Lima: I pay $7 for a man to risk his life

Alicia and I consider ourselves “foodies”.  We’re always on the prowl for a good meal.  Lima didn’t disappoint, with a unique cuisine and dishes to try while taking in some scenic views.  Before we get to the evening and dining, here’s a few more scenes we took in while walking and biking around Lima.

paragliding-lima

We are on a bus tour where we are on top of the open-top bus.  This paraglider is maybe 20 meters from us (when you leave the US you are required to talk only in meters.  Gotta sign a form and everything).  Yes there are two people on that paraglider.  For the low, low price for $40 USD you can risk your life!  I looked up the statistics on this and found that it’s merely 3x more dangerous than cars.  The accident rate worldwide for cars is 1.8 deaths per 10,000 while for paragliding it’s close to 7.  They take off from land very easily as they ride the air currents coming up the cliff.  Alicia said I couldn’t do it. =(

There are usually 5-10 paragliders over the Lima coast at any given time.  It rarely rains in Lima, and the wind and current is always persistent making it a great location for something like this.

lima-diving-monk

Mountain of the Monk(?) Riding out of the Barranco neighborhood, we encounter a seaside outcropping of rock with many locals congregating to watch the ocean crashing into the rocks. On top of the rocks over a ~70 foot drop into the water stands a man in white robes who dives for the crowd. There’s a story behind his jump, and per usual it’s one of forbidden love. The story goes that some time hundreds of years ago there was a servant boy in love with a noble girl. The father catches wind of this and forces the boy into the monastery at the tender age of 15. They continue their love in secret until the father decides to move the family away. The young monk, stricken with grief, flings himself from the mountaintop nearby. The diver’s monologue gives homage to the tragedy. That’s a great story and all, but then I enter and screw it all up. I missed the first jump of the “monk”, so I give him 20 soles (~$7 USD) to do it again. He’s very happy to do it again as that’s generally how much he’ll make during a full day or two of dives. Then it occurred to me that I gave a dude 7 dollars to risk his life because I can’t work my fancy first-world-overpriced iPhone. Then I felt dumb.
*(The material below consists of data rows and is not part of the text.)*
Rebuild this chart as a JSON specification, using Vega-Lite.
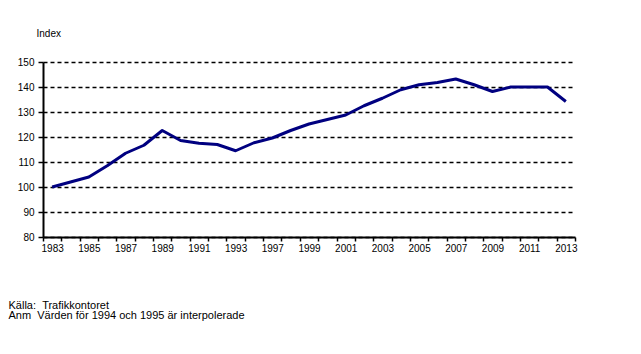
{
  "$schema": "https://vega.github.io/schema/vega-lite/v6.json",
  "width": 532,
  "height": 175,
  "autosize": "none",
  "padding": {"left": 43, "top": 62, "right": 66, "bottom": 117},
  "background": "white",
  "config": {
    "view": {"stroke": null},
    "font": "Liberation Sans",
    "axis": {"labelFont": "Liberation Sans", "titleFont": "Liberation Sans", "labelColor": "black", "titleColor": "black"}
  },
  "data": {
    "values": [
      {"year": "1983", "index": 100},
      {"year": "1984", "index": 102},
      {"year": "1985", "index": 104},
      {"year": "1986", "index": 108.5},
      {"year": "1987", "index": 113.5},
      {"year": "1988", "index": 116.7},
      {"year": "1989", "index": 122.6},
      {"year": "1990", "index": 118.6},
      {"year": "1991", "index": 117.5},
      {"year": "1992", "index": 117},
      {"year": "1993", "index": 114.5},
      {"year": "1995", "index": 117.7},
      {"year": "1997", "index": 119.6},
      {"year": "1998", "index": 122.6},
      {"year": "1999", "index": 125.2},
      {"year": "2000", "index": 127},
      {"year": "2001", "index": 128.8},
      {"year": "2002", "index": 132.5},
      {"year": "2003", "index": 135.5},
      {"year": "2004", "index": 138.9},
      {"year": "2005", "index": 140.9},
      {"year": "2006", "index": 141.8},
      {"year": "2007", "index": 143.2},
      {"year": "2008", "index": 140.9},
      {"year": "2009", "index": 138.2},
      {"year": "2010", "index": 140},
      {"year": "2011", "index": 140},
      {"year": "2012", "index": 140},
      {"year": "2013", "index": 134.2}
    ]
  },
  "mark": {"type": "line", "color": "#000080", "strokeWidth": 3, "strokeJoin": "round"},
  "encoding": {
    "x": {
      "field": "year",
      "type": "ordinal",
      "bandPosition": 0.5,
      "scale": {"type": "band", "paddingInner": 0, "paddingOuter": 0},
      "axis": {
        "title": ["Källa:\u00a0\u00a0Trafikkontoret", "Anm\u00a0\u00a0Värden för 1994 och 1995 är interpolerade"],
        "titleFontSize": 11,
        "titleFontWeight": "normal",
        "titleLineHeight": 10.5,
        "titleAlign": "left",
        "titleAnchor": "start",
        "titleBaseline": "top",
        "titleX": -35,
        "titleY": 62,
        "labelAngle": 0,
        "labelFontSize": 10,
        "labelPadding": 2,
        "labelExpr": "(toNumber(datum.label) % 2 == 1 && datum.label != '1995') ? datum.label : ''",
        "tickBand": "extent",
        "tickColor": "black",
        "tickWidth": 1.5,
        "tickSize": 4,
        "domainColor": "black",
        "domainWidth": 2,
        "grid": false
      }
    },
    "y": {
      "field": "index",
      "type": "quantitative",
      "scale": {"domain": [80, 150], "nice": false, "zero": false},
      "axis": {
        "values": [80, 90, 100, 110, 120, 130, 140, 150],
        "title": "Index",
        "titleAngle": 0,
        "titleFontSize": 10,
        "titleFontWeight": "normal",
        "titleAlign": "left",
        "titleBaseline": "alphabetic",
        "titleX": -7,
        "titleY": -26,
        "labelFontSize": 10,
        "labelPadding": 4,
        "tickColor": "black",
        "tickWidth": 1.5,
        "tickSize": 5,
        "domainColor": "black",
        "domainWidth": 2,
        "grid": true,
        "gridColor": "black",
        "gridWidth": 1.5,
        "gridDash": [4, 3],
        "gridOpacity": 1
      }
    }
  }
}
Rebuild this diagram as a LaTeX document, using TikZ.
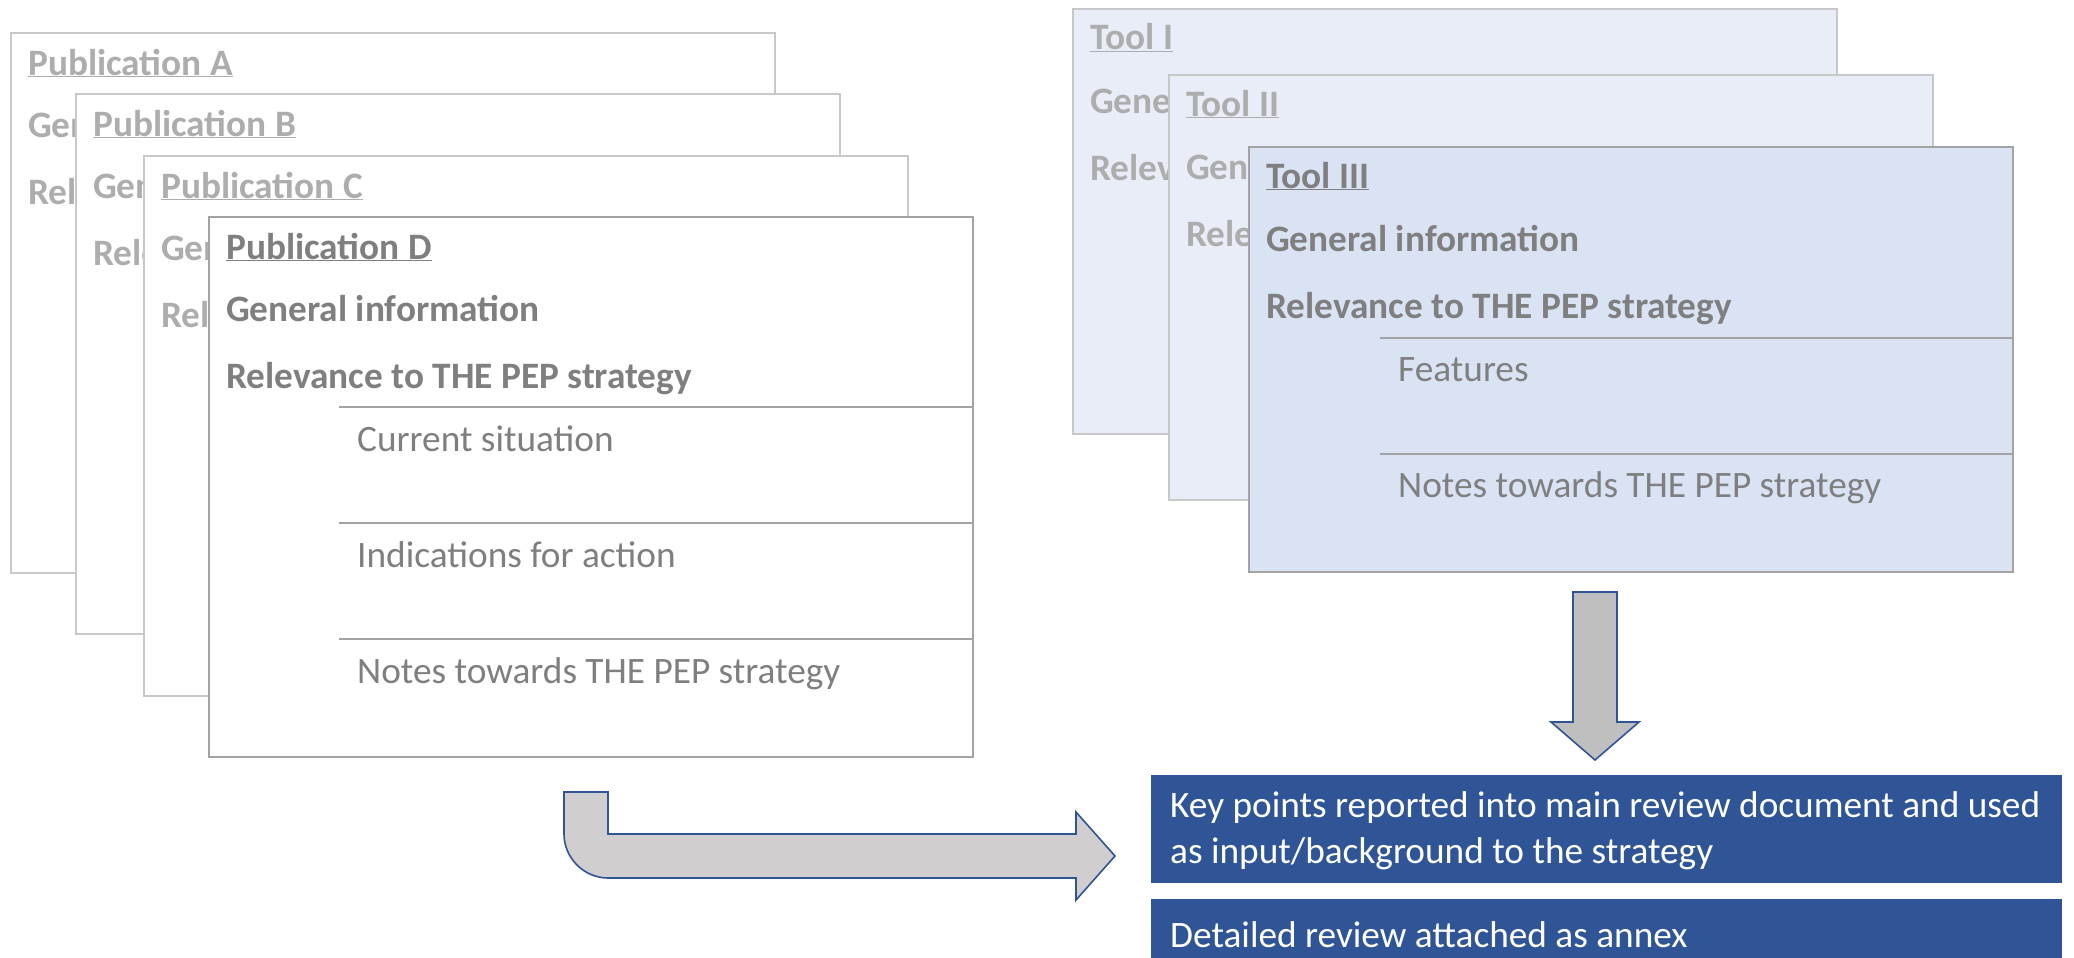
\documentclass[tikz,border=0pt]{standalone}
\usepackage{fontspec}
\setmainfont{Carlito}
\usetikzlibrary{positioning}

\definecolor{fadetext}{HTML}{ADADAD}
\definecolor{fronttext}{HTML}{7F7F7F}
\definecolor{fadeline}{HTML}{C8C8C8}
\definecolor{frontline}{HTML}{A3A3A3}
\definecolor{toolfade}{HTML}{E9EDF7}
\definecolor{toolfront}{HTML}{DAE3F3}
\definecolor{pepblue}{HTML}{2F5597}
\definecolor{bentgray}{HTML}{D0CECE}
\definecolor{downgray}{HTML}{BFBFBF}

\begin{document}
\begin{tikzpicture}[x=1pt, y=-1pt,
    card/.style={anchor=north west, draw, line width=1.6pt, inner sep=0pt, minimum width=764pt},
    head/.style={anchor=base west, inner sep=0pt, font=\fontsize{37.3}{42}\selectfont\bfseries},
    sub/.style={anchor=base west, inner sep=0pt, font=\fontsize{37.3}{42}\selectfont},
    blockarrow/.style={draw=pepblue, line width=1.6pt, line join=miter},
    bluebox/.style={anchor=north west, fill=pepblue, inner sep=0pt, minimum width=911pt},
    bluetext/.style={text=white, align=left, inner sep=0pt, font=\fontsize{37.3}{46}\selectfont}]

    \useasboundingbox (0,0) rectangle (2074,958);

    % Publication cards, back to front
    \foreach \id/\cx/\cy/\linecol/\textcol in {A/10/32/fadeline/fadetext, B/75/93/fadeline/fadetext, C/143/155/fadeline/fadetext, D/208/216/frontline/fronttext} {
        \begin{scope}[shift={(\cx,\cy)}]
            \node[card, draw=\linecol, fill=white, minimum height=540pt] (pub\id) at (0,0) {};
            \node[head, text=\textcol] (pub\id-title) at (18,43) {\underline{Publication \id}};
            \node[head, text=\textcol] (pub\id-info) at (18,105) {General information};
            \node[head, text=\textcol] (pub\id-rel) at (18,172) {Relevance to THE PEP strategy};
            \foreach \k/\txt in {0/Current situation, 1/Indications for action, 2/Notes towards THE PEP strategy} {
                \draw[draw=\linecol, line width=1.6pt] (131,191+116*\k) -- (764,191+116*\k);
                \node[sub, text=\textcol] (pub\id-sub\k) at (149,235+116*\k) {\txt};
            }
        \end{scope}
    }

    % Tool cards, back to front
    \foreach \id/\cx/\cy/\bg/\linecol/\textcol in {I/1072/8/toolfade/fadeline/fadetext, II/1168/74/toolfade/fadeline/fadetext, III/1248/146/toolfront/frontline/fronttext} {
        \begin{scope}[shift={(\cx,\cy)}]
            \node[card, draw=\linecol, fill=\bg, minimum height=425pt] (tool\id) at (0,0) {};
            \node[head, text=\textcol] (tool\id-title) at (18,42) {\underline{Tool \id}};
            \node[head, text=\textcol] (tool\id-info) at (18,105) {General information};
            \node[head, text=\textcol] (tool\id-rel) at (18,172) {Relevance to THE PEP strategy};
            \foreach \k/\txt in {0/Features, 1/Notes towards THE PEP strategy} {
                \draw[draw=\linecol, line width=1.6pt] (132,192+116*\k) -- (764,192+116*\k);
                \node[sub, text=\textcol] (tool\id-sub\k) at (150,235+116*\k) {\txt};
            }
        \end{scope}
    }

    % Output boxes
    \node[bluebox, minimum height=108pt] (keypts) at (1151,775) {};
    \node[bluetext, right=19pt of keypts.west, yshift=-2pt] (keypts-text) {Key points reported into main review document and used\\as input/background to the strategy};
    \node[bluebox, minimum height=70pt] (annex) at (1151,899) {};
    \node[bluetext, right=19pt of annex.west] (annex-text) {Detailed review attached as annex};

    % Block arrows
    \draw[blockarrow, fill=downgray] (1573,592) -- (1617,592) -- (1617,722) -- (1639,722)
        -- (1595,760) -- (1551,722) -- (1573,722) -- cycle;
    \draw[blockarrow, fill=bentgray] (564,792) -- (608,792) -- (608,834) -- (1076,834) -- (1076,812)
        -- (1115,856) -- (1076,900) -- (1076,878) -- (608,878)
        .. controls (584,878) and (564,858) .. (564,834) -- cycle;
\end{tikzpicture}
\end{document}
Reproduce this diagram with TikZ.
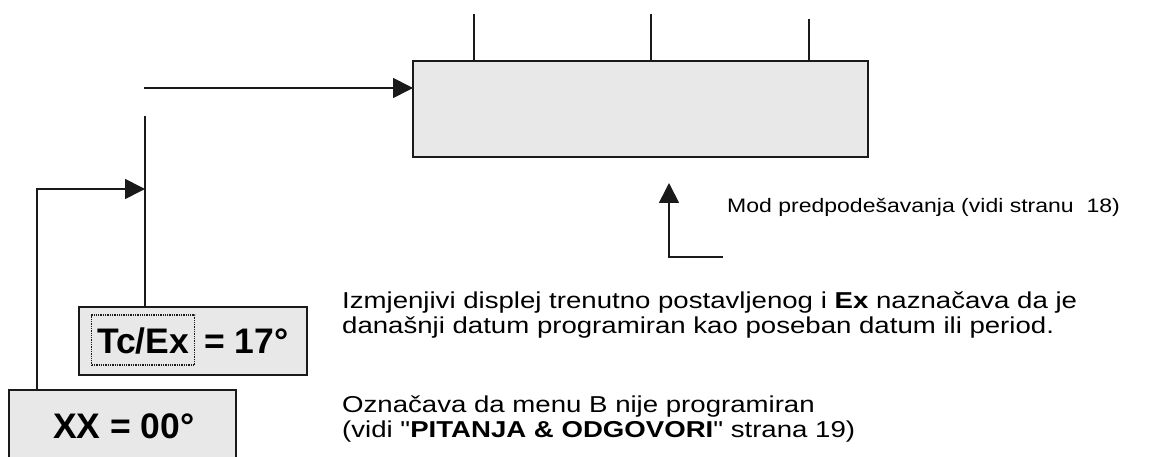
\documentclass[tikz,border=0pt]{standalone}
\usepackage{fontspec}
\setmainfont{Liberation Sans}
\newfontfamily\notefont[FakeStretch=1.2]{Liberation Sans}
\newfontfamily\modfont[FakeStretch=1.18]{Liberation Sans}
\usetikzlibrary{arrows.meta}
\definecolor{boxgray}{HTML}{E8E8E8}
\definecolor{ink}{HTML}{1A1A1A}
\begin{document}
\begin{tikzpicture}[x=1pt,y=-1pt,
  lcd/.style={draw=ink,line width=2pt,fill=boxgray,inner sep=0pt,outer sep=0pt,anchor=north west},
  conn/.style={draw=ink,line width=1.7pt},
  arr/.style={conn,-{Triangle[length=20pt,width=20pt]}},
  note/.style={anchor=base west,inner sep=0pt,align=left,font=\notefont\fontsize{23}{24.5}\selectfont},
  modnote/.style={anchor=base west,inner sep=0pt,font=\modfont\fontsize{19.5}{22}\selectfont},
  big/.style={anchor=base west,inner sep=0pt,font=\fontsize{35.5}{40}\selectfont\bfseries}]
\useasboundingbox (0,0) rectangle (1156,457);

% display box and its ticks
\node[lcd,minimum width=455pt,minimum height=96pt] (disp) at (413,61) {};
\coordinate (t1) at (474,14);
\coordinate (t2) at (651,14);
\coordinate (t3) at (809,19);
\draw[conn] (t1) -- (t1 |- disp.north);
\draw[conn] (t2) -- (t2 |- disp.north);
\draw[conn] (t3) -- (t3 |- disp.north);

% input arrow
\coordinate (in1) at (144,88);
\draw[arr] (in1) -- (in1 -| disp.west);

% boxes bottom left
\node[lcd,minimum width=228pt,minimum height=68pt] (tc) at (79,307) {};
\node[lcd,minimum width=227pt,minimum height=90pt] (xx) at (9,390) {};

\node[big,draw=ink,densely dotted,line width=1.3pt,inner xsep=5.5pt,inner ysep=0pt,
      text height=38pt,text depth=12pt] (tcex) at (91,353) {Tc/Ex};
\node[big] (tceq) at (204,353) {= 17°};
\node[big] (xxt) at (53,438) {XX = 00°};

% connectors from bottom-left boxes
\coordinate (v1) at (145,116);
\draw[conn] (v1) -- (v1 |- tc.north);
\coordinate (xxup) at (37,189);
\draw[arr] (xxup |- xx.north) -- (xxup) -- (xxup -| v1);

% preset mode arrow
\coordinate (mcorner) at (669,257);
\coordinate (mend) at (723,257);
\coordinate (mtip) at (669,183);
\draw[arr] (mend) -- (mcorner) -- (mtip);
\node[modnote] (modtext) at (727,213) {Mod predpodešavanja (vidi stranu\ \ 18)};

% notes (base anchor = baseline of the last line)
\node[note] (note1) at (342,333) {Izmjenjivi displej trenutno postavljenog i \textbf{Ex} naznačava da je\\današnji datum programiran kao poseban datum ili period.};
\node[note] (note2) at (342,437) {Označava da menu B nije programiran\\(vidi "\textbf{PITANJA \& ODGOVORI}" strana 19)};
\end{tikzpicture}
\end{document}
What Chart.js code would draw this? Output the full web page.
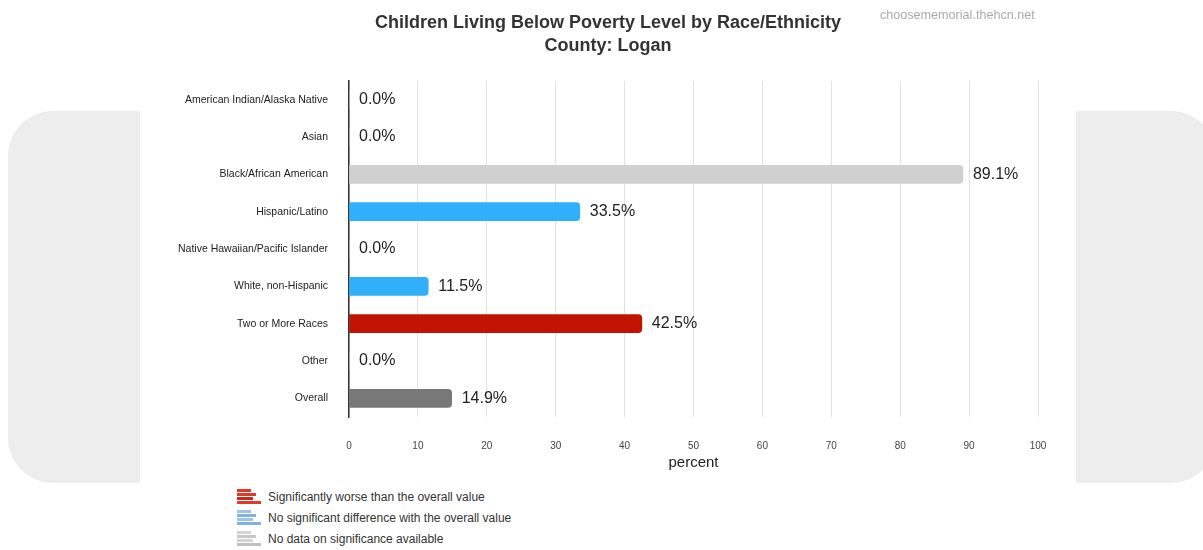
<!DOCTYPE html>
<html>
<head>
<meta charset="utf-8">
<script src="https://cdn.jsdelivr.net/npm/chart.js@4.4.0/dist/chart.umd.min.js"></script>
<style>
  body { margin: 0; background: #fff; font-family: "Liberation Sans", Arial, sans-serif; }
  #wrap { position: relative; width: 1203px; height: 550px; overflow: hidden; }
  .panel { position: absolute; top: 111px; height: 372px; background: #ededed; }
  #panelL { left: 8px; width: 132px; border-radius: 45px 0 0 45px; }
  #panelR { left: 1076px; width: 140px; border-radius: 0 45px 45px 0; }
  #chartBox { position: absolute; left: 0; top: 0; width: 1203px; height: 472px; }
  #title { position: absolute; left: 0; top: 11px; width: 1216px; text-align: center;
           font-size: 18px; font-weight: bold; line-height: 23px; color: #333; }
  #mark { position: absolute; left: 880px; top: 8px; font-size: 12.6px; color: #aaa; }
  #legend { position: absolute; left: 237px; top: 486px; font-size: 12px; color: #333; }
  .row { height: 21px; display: flex; align-items: center; }
  .icon { width: 24px; height: 16px; margin-right: 7px; position: relative; }
  .icon span { position: absolute; left: 0; height: 3px; }
</style>
</head>
<body>
<div id="wrap">
  <div class="panel" id="panelL"></div>
  <div class="panel" id="panelR"></div>
  <div id="chartBox"><canvas id="chart"></canvas></div>
  <div id="title">Children Living Below Poverty Level by Race/Ethnicity<br>County: Logan</div>
  <div id="mark">choosememorial.thehcn.net</div>
  <div id="legend"></div>
</div>
<script>
const categories = [
    'American Indian/Alaska Native',
    'Asian',
    'Black/African American',
    'Hispanic/Latino',
    'Native Hawaiian/Pacific Islander',
    'White, non-Hispanic',
    'Two or More Races',
    'Other',
    'Overall'
];
const values = [0.0, 0.0, 89.1, 33.5, 0.0, 11.5, 42.5, 0.0, 14.9];
const barColors = ['#d0d0d0', '#d0d0d0', '#d0d0d0', '#30b0fb', '#d0d0d0', '#30b0fb', '#c01400', '#d0d0d0', '#787878'];
const xTicks = [0, 10, 20, 30, 40, 50, 60, 70, 80, 90, 100];

const legendItems = [
    { text: 'Significantly worse than the overall value', colors: ['#e03a2c', '#e03a2c', '#c9281c', '#e03a2c'] },
    { text: 'No significant difference with the overall value', colors: ['#9cc4ea', '#7fb1e3', '#9cc4ea', '#7fb1e3'] },
    { text: 'No data on significance available', colors: ['#d4d4d4', '#c8c8c8', '#d4d4d4', '#c0c0c0'] }
];

const FONT = '"Liberation Sans", Arial, sans-serif';

// value labels at end of each bar
const valueLabels = {
    id: 'valueLabels',
    afterDatasetsDraw(chart) {
        const ctx = chart.ctx;
        const meta = chart.getDatasetMeta(0);
        ctx.save();
        ctx.font = '16px ' + FONT;
        ctx.fillStyle = '#222';
        ctx.textAlign = 'left';
        ctx.textBaseline = 'middle';
        meta.data.forEach((bar, i) => {
            ctx.fillText(values[i].toFixed(1) + '%', bar.x + 10, bar.y);
        });
        ctx.restore();
    }
};

new Chart(document.getElementById('chart'), {
    type: 'bar',
    data: {
        labels: categories,
        datasets: [{
            data: values,
            backgroundColor: barColors,
            barThickness: 18,
            borderRadius: 4,
            borderSkipped: 'start'
        }]
    },
    options: {
        indexAxis: 'y',
        responsive: true,
        maintainAspectRatio: false,
        animation: false,
        layout: { padding: { left: 0, right: 165, top: 81, bottom: 0 } },
        plugins: {
            legend: { display: false },
            tooltip: { enabled: false }
        },
        scales: {
            x: {
                min: 0,
                max: 100,
                afterBuildTicks: scale => { scale.ticks = xTicks.map(v => ({ value: v })); },
                afterFit: scale => { scale.height = 55; },
                grid: { color: '#e2e2e2', drawTicks: false },
                border: { display: false },
                ticks: { color: '#444', padding: 23, font: { family: FONT, size: 10 } },
                title: {
                    display: true,
                    text: 'percent',
                    color: '#222',
                    padding: { top: 0, bottom: 0 },
                    font: { family: FONT, size: 15 }
                }
            },
            y: {
                afterFit: scale => { scale.width = 349; },
                grid: { display: false },
                border: { display: true, color: '#333', width: 1.5 },
                ticks: { color: '#222', padding: 13, font: { family: FONT, size: 10.5 } }
            }
        }
    },
    plugins: [valueLabels]
});

// bottom legend
const legendEl = document.getElementById('legend');
const widths = [14, 19, 16, 24];
legendItems.forEach(item => {
    const row = document.createElement('div');
    row.className = 'row';
    const icon = document.createElement('div');
    icon.className = 'icon';
    item.colors.forEach((c, i) => {
        const s = document.createElement('span');
        s.style.top = (i * 4) + 'px';
        s.style.width = widths[i] + 'px';
        s.style.background = c;
        icon.appendChild(s);
    });
    const label = document.createElement('span');
    label.textContent = item.text;
    row.appendChild(icon);
    row.appendChild(label);
    legendEl.appendChild(row);
});
</script>
</body>
</html>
One of the things we learned in Lima was that prices didn’t quite conform to the quality of the food.  For the most part, the mid range and high priced restaurants severed similarly tasty food according to our palettes.  The expensive restaurants we went to were priced more for the view than the food.

mama-olla-tacutacu

The best food we’ve had in Lima (and perhaps all of Peru) was at a little place called Mama Olla’s.   Alicia has some mystery steak that she loved, and I had thin beef done “tacu-tacu”: it comes with a fried banana, fried egg, and formed rice.  We were in Lima the night before the elections. There is a required 24 hour ban on alcohol before and after the election process, presumably because it’s a very serious matter. Our biking guide explained it best: it’s the only weekend everyone gets completely drunk, as there are discounts on liquor since they can’t sell for a few days. So all the locals have parties with cheap booze on election day while the tourists are the ones who are punished.  The system works!

drinks-at-la-rosa-nautica

La Rosa Nautica is a cute little restaurant that sits on a pier extending from Miraflores.  It’s a very classy place that requires a reservation and has some pretty solid food.  But for a cab ride there and back along with the upcharge for having an exclusive location doesn’t make it a great value.  Going for drinks out there is a definite “must”, however.

huaca-pucllana

Inca meets McDonalds: Huaca Pucallana is an Inca ruin site in Lima that’s made of adobe bricks (baked straw and mud). The kicker to this ancient city is that on top of it now resides a high class restaurant. In the picture here, that is a centuries old mud oven just a few feet from the modern kitchen that serves hundred of guests each night.  Having a centuries old ruins as a backdrop to a good meal is pretty neat.  I can’t say I’ve ever done it before.